Opinion
No. 39285.
October 17, 1961. As Corrected January 9, 1962.
Appeal from District Court of Oklahoma County; Fred Daugherty, Judge.
Plaintiffs, James E. Hendrix and Ruby H. Hendrix, husband and wife, brought suit to prevent the defendants from using a roadway. A default judgment was taken for plaintiffs and during the same term that the default judgment was taken it was vacated. The plaintiffs have appealed from the order vacating the default judgment. The plaintiffs have sold the property affected by this case and their purchasers have been substituted as plaintiffs in error. Affirmed.
Miskovsky Miskovsky, Oklahoma City, for plaintiffs in error.
Don Anderson, Oklahoma City, for defendants in error.
James E. Hendrix and his wife, Ruby, owned five acres of land in Oklahoma County described as follows:
"East Five (5) Acres of the Southeast Quarter (SE 1/4) of the Southwest Quarter (SW 1/4), Section Three (3), Township Eleven North (11N), Range Four West (4W), of the I.M., according to the Government Survey, except the North Thirty Feet (N30') thereof for road."
As owners of the above five acres they claimed to have a dominant estate in an easement appurtenant for roadway purposes in a right-of-way described as follows:
"North Thirty feet of the South half of the Southwest Quarter of Section Three (3), Township Eleven (11) North, and Range Four (4) West of the Indian Meridian, in Oklahoma County, Oklahoma, * * *".
Plaintiffs sought an injunction against defendants which would prevent the defendants from using the roadway.
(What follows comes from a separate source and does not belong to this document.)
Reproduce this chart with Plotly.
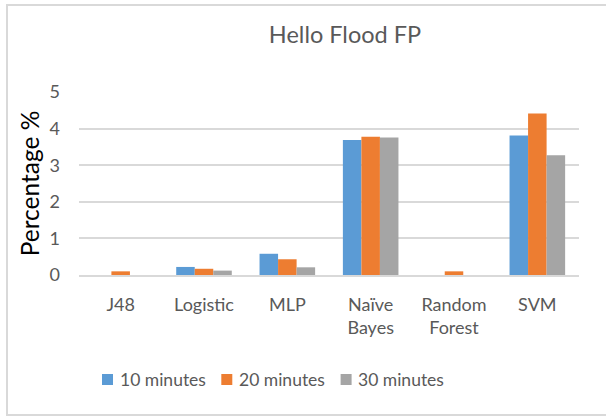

The defendants claimed that due to their inability to get evidence of adverse user for fifteen years they were unable to defend the action so on the 8th day of July, 1959, a default judgment was entered against the defendants. On December 24, 1959, the defendants filed a motion for new trial on the ground of newly discovered evidence which was supported by affidavits.
On the 27th of April, 1960, the motion for new trial came on for hearing. It was treated as a motion to vacate judgment. After a full and complete hearing, which included testimony of witnesses and argument by counsel, the motion to vacate judgment was granted and the plaintiffs appealed from that order. The original plaintiffs sold their property and their purchasers were permitted by this Court to be substituted as parties plaintiff. Their names are Orville J. Whittett and Ruth Mae Whittett, husband and wife.
The plaintiffs in error will be referred to as plaintiffs and the defendants in error as defendants.
The plaintiffs urge two propositions. The first is that it was an abuse of discretion for the trial court to vacate the default judgment on the ground of newly discovered evidence when the evidence could have been discovered by the exercise of ordinary and reasonable diligence prior to the time the default judgment was taken even though within term time.
The second proposition is that the newly discovered evidence offered in support of the motion to vacate was insufficient to affirmatively appear that it would probably change the result of the trial.
We do not agree with plaintiffs' contentions and will discuss each in the above order.
First, the defendants' testimony showed that the defendants and their counsel made an effort to locate persons who would be familiar with the road in question for fifteen years. While their search might not have been as diligent as some persons might have made, yet there was evidence as shown by numerous inquiries and checking telephone and city directories of a reasonable effort. The motion to vacate was made during term time. We have been more liberal in permitting the defendant to come in on motions filed during term time than after. This is well illustrated in the cases of Tulsa Exchange Co. v. Kiester, 199 Okla. 440, 186 P.2d 808; Morgan et al. v. Phillips Petroleum Co., 202 Okla. 181, 212 P.2d 663.
We will not say that under the evidence in this case that there was an abuse of judicial discretion in granting the motion to vacate the default judgment. In Morgan et al. v. Phillips Petroleum Co., supra, we held:
"Courts of general jurisdiction have control of all judgments, decrees, or other orders, however conclusive in their character, during the term at which they are rendered, and may set aside, vacate, and modify them during said term, in the exercise of a wide and extended discretion, and in the absence of an abuse of such discretion, an order of the trial court vacating a judgment during the term will not be reversed."
See, also, Montague v. State ex rel. Commissioners of Land Office et al., 184 Okla. 574, 89 P.2d 283.
As to the second proposition, while in no way prejudging this case, we think that the newly discovered evidence produced on the motion to vacate could effect a change in the outcome of the case if not properly rebutted.
The order vacating default judgment is affirmed.
WILLIAMS, C.J., BLACKBIRD, V.C.J., and WELCH, DAVISON, JOHNSON and JACKSON, JJ., concur.
IRWIN and BERRY, JJ., concur in result.